**Written request:** All of the data that follows should be retyped exactly, please, except the pictures.

>> begin Information provided

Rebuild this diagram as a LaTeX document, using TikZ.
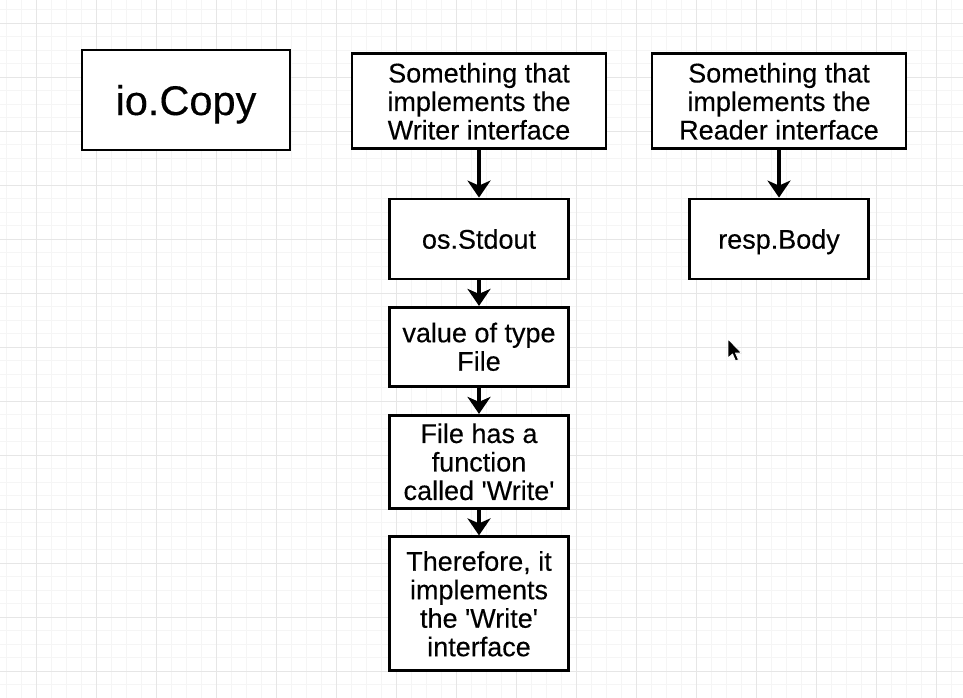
\documentclass[tikz,border=0pt]{standalone}
\usepackage{fontspec}
\setmainfont{Liberation Sans}[UprightFeatures={FakeBold=0.3}]
\usetikzlibrary{arrows.meta}
\definecolor{gridminor}{HTML}{F5F5F5}
\definecolor{gridmajor}{HTML}{E6E6E6}
\begin{document}
\begin{tikzpicture}[x=1pt,y=-1pt,
  minorline/.style={draw=gridminor,line width=1pt},
  majorline/.style={draw=gridmajor,line width=1pt},
  box/.style={draw=black,line width=2.6pt,fill=white,align=center,inner sep=0pt,
    text depth=0pt,font=\fontsize{27}{28.5}\selectfont},
  flow/.style={line width=4pt,-{Stealth[length=17pt,width=23pt,inset=5pt]}}]
\useasboundingbox (0,0) rectangle (963,698);
\fill[white] (0,0) rectangle (963,698);
% grid
\foreach \i in {0,...,63} {\draw[minorline] ({6.7+15*\i},0) -- ++(0,698);}
\foreach \i in {0,...,51} {\draw[minorline] (0,{9.8+13.5*\i}) -- ++(963,0);}
\foreach \i in {0,...,15} {\draw[majorline] ({36.7+60*\i},0) -- ++(0,698);}
\foreach \i in {0,...,12} {\draw[majorline] (0,{23.3+54*\i}) -- ++(963,0);}
% nodes
\node[box,minimum width=208pt,minimum height=100pt,font=\fontsize{41.5}{44}\selectfont] (copy) at (186,100) {io.Copy};
\node[box,minimum width=254pt,minimum height=95pt] (writer) at (479,101.2) {Something that\\implements the\\Writer interface};
\node[box,minimum width=179pt,minimum height=80pt] (stdout) at (479,238.9) {os.Stdout};
\node[box,minimum width=179pt,minimum height=79pt] (valuef) at (479,346.7) {value of type\\File};
\node[box,minimum width=179pt,minimum height=93pt] (filehas) at (479,461.7) {File has a\\function\\called \textquotesingle Write\textquotesingle};
\node[box,minimum width=179pt,minimum height=134pt] (therefore) at (479,603.7) {Therefore, it\\implements\\the \textquotesingle Write\textquotesingle\\interface};
\node[box,minimum width=254pt,minimum height=95pt] (reader) at (779,101.2) {Something that\\implements the\\Reader interface};
\node[box,minimum width=179pt,minimum height=80pt] (body) at (779,238.9) {resp.Body};
% connectors
\draw[flow] (writer) -- (stdout);
\draw[flow] (stdout) -- (valuef);
\draw[flow] (valuef) -- (filehas);
\draw[flow] (filehas) -- (therefore);
\draw[flow] (reader) -- (body);
% mouse pointer
\filldraw[fill=black,draw=white,line width=0.8pt,line join=round]
  (728,339) -- (728,358) -- (732.5,354) -- (735.5,361) -- (738.5,359.8) -- (735.5,353) -- (741.5,353) -- cycle;
\end{tikzpicture}
\end{document}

>> end Information provided

**Exercise result:**
Rebuild this diagram as a LaTeX document, using TikZ.
\documentclass[tikz,border=0pt]{standalone}
\usepackage{fontspec}
\setmainfont{Liberation Sans}[UprightFeatures={FakeBold=0.3}]
\usetikzlibrary{arrows.meta}
\definecolor{gridminor}{HTML}{F5F5F5}
\definecolor{gridmajor}{HTML}{E6E6E6}
\begin{document}
\begin{tikzpicture}[x=1pt,y=-1pt,
  minorline/.style={draw=gridminor,line width=1pt},
  majorline/.style={draw=gridmajor,line width=1pt},
  box/.style={draw=black,line width=2.6pt,fill=white,align=center,inner sep=0pt,
    text depth=0pt,font=\fontsize{27}{28.5}\selectfont},
  flow/.style={line width=4pt,-{Stealth[length=17pt,width=23pt,inset=5pt]}}]
\useasboundingbox (0,0) rectangle (963,698);
\fill[white] (0,0) rectangle (963,698);
% grid
\foreach \i in {0,...,63} {\draw[minorline] ({6.7+15*\i},0) -- ++(0,698);}
\foreach \i in {0,...,51} {\draw[minorline] (0,{9.8+13.5*\i}) -- ++(963,0);}
\foreach \i in {0,...,15} {\draw[majorline] ({36.7+60*\i},0) -- ++(0,698);}
\foreach \i in {0,...,12} {\draw[majorline] (0,{23.3+54*\i}) -- ++(963,0);}
% nodes
\node[box,minimum width=208pt,minimum height=100pt,font=\fontsize{41.5}{44}\selectfont] (copy) at (186,100) {io.Copy};
\node[box,minimum width=254pt,minimum height=95pt] (writer) at (479,101.2) {Something that\\implements the\\Writer interface};
\node[box,minimum width=179pt,minimum height=80pt] (stdout) at (479,238.9) {os.Stdout};
\node[box,minimum width=179pt,minimum height=79pt] (valuef) at (479,346.7) {value of type\\File};
\node[box,minimum width=179pt,minimum height=93pt] (filehas) at (479,461.7) {File has a\\function\\called \textquotesingle Write\textquotesingle};
\node[box,minimum width=179pt,minimum height=134pt] (therefore) at (479,603.7) {Therefore, it\\implements\\the \textquotesingle Write\textquotesingle\\interface};
\node[box,minimum width=254pt,minimum height=95pt] (reader) at (779,101.2) {Something that\\implements the\\Reader interface};
\node[box,minimum width=179pt,minimum height=80pt] (body) at (779,238.9) {resp.Body};
% connectors
\draw[flow] (writer) -- (stdout);
\draw[flow] (stdout) -- (valuef);
\draw[flow] (valuef) -- (filehas);
\draw[flow] (filehas) -- (therefore);
\draw[flow] (reader) -- (body);
% mouse pointer
\filldraw[fill=black,draw=white,line width=0.8pt,line join=round]
  (728,339) -- (728,358) -- (732.5,354) -- (735.5,361) -- (738.5,359.8) -- (735.5,353) -- (741.5,353) -- cycle;
\end{tikzpicture}
\end{document}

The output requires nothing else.